Data block start

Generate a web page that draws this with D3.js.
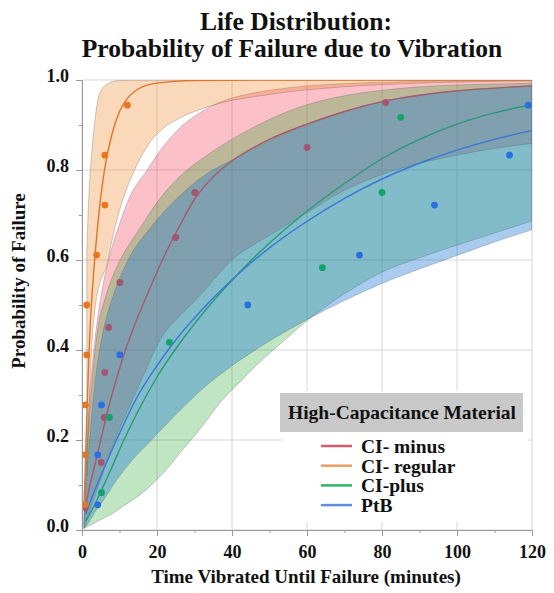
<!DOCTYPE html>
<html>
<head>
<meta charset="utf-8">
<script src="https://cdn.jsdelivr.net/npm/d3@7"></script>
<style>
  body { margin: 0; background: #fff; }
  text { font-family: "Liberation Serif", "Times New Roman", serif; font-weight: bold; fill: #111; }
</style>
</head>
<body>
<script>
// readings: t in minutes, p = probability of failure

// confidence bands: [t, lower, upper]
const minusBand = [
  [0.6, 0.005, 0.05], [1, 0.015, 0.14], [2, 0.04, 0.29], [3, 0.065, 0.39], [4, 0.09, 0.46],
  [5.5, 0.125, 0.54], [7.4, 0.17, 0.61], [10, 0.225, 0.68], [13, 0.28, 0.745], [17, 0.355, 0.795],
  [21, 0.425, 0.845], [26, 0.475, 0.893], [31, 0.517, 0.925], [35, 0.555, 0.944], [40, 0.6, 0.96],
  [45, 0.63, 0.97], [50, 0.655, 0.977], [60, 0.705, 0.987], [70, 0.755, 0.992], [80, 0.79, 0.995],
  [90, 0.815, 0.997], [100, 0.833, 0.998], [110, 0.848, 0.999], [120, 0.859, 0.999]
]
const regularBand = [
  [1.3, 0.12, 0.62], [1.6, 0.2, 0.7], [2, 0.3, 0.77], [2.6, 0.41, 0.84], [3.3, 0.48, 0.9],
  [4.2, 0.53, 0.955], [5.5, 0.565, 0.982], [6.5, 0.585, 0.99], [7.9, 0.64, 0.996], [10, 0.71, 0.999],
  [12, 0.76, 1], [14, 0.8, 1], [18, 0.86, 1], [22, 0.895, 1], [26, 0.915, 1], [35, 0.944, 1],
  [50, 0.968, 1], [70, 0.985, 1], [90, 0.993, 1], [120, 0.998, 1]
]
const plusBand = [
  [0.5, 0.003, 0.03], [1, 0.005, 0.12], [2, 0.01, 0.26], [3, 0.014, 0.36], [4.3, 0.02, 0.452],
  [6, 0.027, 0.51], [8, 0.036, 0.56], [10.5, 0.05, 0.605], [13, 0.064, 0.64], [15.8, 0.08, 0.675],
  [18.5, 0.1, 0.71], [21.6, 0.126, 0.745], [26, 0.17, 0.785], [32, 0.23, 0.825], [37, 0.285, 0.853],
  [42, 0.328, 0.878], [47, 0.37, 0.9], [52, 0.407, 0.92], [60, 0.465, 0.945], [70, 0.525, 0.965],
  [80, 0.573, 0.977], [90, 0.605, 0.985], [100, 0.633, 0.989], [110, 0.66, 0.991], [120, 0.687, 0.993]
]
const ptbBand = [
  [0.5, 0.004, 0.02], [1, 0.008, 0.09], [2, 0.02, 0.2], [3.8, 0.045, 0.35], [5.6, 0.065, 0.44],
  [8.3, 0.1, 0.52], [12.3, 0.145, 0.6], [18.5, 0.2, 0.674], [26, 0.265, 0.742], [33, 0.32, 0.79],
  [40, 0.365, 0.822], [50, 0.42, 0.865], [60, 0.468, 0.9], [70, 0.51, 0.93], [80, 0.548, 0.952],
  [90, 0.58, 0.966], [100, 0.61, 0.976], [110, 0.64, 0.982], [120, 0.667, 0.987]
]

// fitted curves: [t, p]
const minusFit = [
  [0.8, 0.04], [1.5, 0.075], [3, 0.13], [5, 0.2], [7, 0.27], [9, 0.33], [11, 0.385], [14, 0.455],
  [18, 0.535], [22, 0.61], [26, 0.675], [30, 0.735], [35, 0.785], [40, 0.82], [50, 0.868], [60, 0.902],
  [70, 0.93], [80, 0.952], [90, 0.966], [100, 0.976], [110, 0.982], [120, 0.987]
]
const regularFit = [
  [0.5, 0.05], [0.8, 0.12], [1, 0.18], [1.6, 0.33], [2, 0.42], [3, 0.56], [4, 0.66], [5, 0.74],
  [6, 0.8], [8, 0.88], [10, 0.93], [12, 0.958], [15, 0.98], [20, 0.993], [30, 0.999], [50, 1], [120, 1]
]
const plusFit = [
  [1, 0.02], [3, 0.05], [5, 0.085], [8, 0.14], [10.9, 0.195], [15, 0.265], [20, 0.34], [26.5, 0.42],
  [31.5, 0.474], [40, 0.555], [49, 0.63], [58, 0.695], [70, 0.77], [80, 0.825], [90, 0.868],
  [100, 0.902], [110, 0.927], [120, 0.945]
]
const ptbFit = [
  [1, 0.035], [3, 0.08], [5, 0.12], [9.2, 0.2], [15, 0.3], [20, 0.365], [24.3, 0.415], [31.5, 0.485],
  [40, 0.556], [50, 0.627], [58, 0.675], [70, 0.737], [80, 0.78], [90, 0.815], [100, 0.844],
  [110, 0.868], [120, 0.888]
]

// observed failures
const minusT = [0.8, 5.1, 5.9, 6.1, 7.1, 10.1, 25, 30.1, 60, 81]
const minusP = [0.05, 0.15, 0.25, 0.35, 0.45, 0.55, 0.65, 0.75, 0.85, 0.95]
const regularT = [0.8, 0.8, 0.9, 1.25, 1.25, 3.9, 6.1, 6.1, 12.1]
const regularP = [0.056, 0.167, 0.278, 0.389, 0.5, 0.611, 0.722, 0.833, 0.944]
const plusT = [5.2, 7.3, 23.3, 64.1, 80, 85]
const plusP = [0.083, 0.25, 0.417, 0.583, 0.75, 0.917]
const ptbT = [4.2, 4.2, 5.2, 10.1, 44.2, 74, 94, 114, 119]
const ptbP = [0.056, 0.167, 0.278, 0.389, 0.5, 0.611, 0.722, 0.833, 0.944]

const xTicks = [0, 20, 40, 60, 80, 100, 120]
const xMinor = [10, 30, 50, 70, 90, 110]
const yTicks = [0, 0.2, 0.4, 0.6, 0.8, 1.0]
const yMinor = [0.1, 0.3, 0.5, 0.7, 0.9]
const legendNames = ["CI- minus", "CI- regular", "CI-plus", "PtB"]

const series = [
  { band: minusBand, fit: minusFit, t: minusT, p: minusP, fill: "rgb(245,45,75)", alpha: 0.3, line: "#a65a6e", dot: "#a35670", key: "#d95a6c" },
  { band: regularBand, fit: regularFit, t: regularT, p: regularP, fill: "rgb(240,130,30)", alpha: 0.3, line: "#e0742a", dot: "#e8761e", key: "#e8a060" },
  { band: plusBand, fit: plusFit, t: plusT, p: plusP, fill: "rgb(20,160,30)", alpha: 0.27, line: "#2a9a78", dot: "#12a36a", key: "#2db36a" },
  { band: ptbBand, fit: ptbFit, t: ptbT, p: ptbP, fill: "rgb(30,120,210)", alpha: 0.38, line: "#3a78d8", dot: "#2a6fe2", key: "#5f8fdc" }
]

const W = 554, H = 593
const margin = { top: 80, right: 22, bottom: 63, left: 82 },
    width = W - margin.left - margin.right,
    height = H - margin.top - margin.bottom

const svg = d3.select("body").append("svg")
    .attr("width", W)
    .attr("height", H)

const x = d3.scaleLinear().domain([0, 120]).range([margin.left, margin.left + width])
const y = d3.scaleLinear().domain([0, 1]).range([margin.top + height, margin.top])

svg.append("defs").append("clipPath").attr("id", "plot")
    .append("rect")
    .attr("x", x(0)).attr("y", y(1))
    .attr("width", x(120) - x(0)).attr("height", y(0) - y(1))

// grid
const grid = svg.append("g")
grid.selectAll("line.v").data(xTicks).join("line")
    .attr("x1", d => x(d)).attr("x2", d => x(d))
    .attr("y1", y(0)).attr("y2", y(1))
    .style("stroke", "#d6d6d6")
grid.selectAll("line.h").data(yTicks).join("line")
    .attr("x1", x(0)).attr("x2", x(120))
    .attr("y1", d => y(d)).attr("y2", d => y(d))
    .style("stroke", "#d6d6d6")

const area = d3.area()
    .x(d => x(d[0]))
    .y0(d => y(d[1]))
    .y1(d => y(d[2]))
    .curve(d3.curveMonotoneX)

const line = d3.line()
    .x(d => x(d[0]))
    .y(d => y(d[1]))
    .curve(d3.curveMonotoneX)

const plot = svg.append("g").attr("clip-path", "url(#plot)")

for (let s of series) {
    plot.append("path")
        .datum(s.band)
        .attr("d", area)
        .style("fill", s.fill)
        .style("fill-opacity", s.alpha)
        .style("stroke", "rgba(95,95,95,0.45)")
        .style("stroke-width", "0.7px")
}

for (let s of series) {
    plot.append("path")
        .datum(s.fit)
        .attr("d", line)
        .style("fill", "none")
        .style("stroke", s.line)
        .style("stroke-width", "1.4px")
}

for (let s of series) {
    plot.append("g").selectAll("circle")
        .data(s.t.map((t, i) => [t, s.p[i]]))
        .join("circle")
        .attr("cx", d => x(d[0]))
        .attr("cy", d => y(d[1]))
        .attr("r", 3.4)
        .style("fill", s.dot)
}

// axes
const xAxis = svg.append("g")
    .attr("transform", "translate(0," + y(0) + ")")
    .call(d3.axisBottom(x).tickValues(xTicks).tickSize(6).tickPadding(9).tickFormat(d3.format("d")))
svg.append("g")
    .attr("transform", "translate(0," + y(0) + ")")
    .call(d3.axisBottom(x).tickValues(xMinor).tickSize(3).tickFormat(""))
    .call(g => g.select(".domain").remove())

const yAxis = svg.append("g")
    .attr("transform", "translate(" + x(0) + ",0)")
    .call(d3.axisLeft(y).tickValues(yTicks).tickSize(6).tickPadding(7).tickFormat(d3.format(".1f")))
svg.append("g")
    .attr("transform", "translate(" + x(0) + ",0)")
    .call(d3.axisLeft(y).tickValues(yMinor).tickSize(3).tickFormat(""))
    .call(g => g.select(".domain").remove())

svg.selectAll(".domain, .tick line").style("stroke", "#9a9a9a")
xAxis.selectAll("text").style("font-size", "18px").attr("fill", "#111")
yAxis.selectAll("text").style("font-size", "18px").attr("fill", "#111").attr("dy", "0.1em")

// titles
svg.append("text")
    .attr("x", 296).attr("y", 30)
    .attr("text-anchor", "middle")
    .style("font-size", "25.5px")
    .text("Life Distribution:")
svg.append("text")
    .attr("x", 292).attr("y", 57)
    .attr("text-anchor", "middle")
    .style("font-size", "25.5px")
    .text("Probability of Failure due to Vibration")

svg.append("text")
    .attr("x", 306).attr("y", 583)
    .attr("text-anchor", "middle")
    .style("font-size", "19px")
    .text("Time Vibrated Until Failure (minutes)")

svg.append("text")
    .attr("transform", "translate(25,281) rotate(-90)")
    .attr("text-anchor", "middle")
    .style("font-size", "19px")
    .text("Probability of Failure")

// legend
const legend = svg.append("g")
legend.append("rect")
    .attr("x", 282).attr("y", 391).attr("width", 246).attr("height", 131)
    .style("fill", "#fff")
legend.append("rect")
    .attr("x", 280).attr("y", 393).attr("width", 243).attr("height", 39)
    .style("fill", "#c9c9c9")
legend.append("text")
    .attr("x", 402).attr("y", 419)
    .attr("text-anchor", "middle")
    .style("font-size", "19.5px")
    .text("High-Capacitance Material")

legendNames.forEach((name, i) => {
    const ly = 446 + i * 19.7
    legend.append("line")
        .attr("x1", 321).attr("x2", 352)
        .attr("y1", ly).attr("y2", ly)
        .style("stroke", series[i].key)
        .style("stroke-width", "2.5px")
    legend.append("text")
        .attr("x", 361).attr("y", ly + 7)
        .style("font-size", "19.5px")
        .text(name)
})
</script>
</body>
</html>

Data block end

Everything from the top line of the data down to and including the line with "p = probability of failure" is to be copied, except the pictures.

Generate a web page that draws this with D3.js.
<!DOCTYPE html>
<html>
<head>
<meta charset="utf-8">
<script src="https://cdn.jsdelivr.net/npm/d3@7"></script>
<style>
  body { margin: 0; background: #fff; }
  text { font-family: "Liberation Serif", "Times New Roman", serif; font-weight: bold; fill: #111; }
</style>
</head>
<body>
<script>
// readings: t in minutes, p = probability of failure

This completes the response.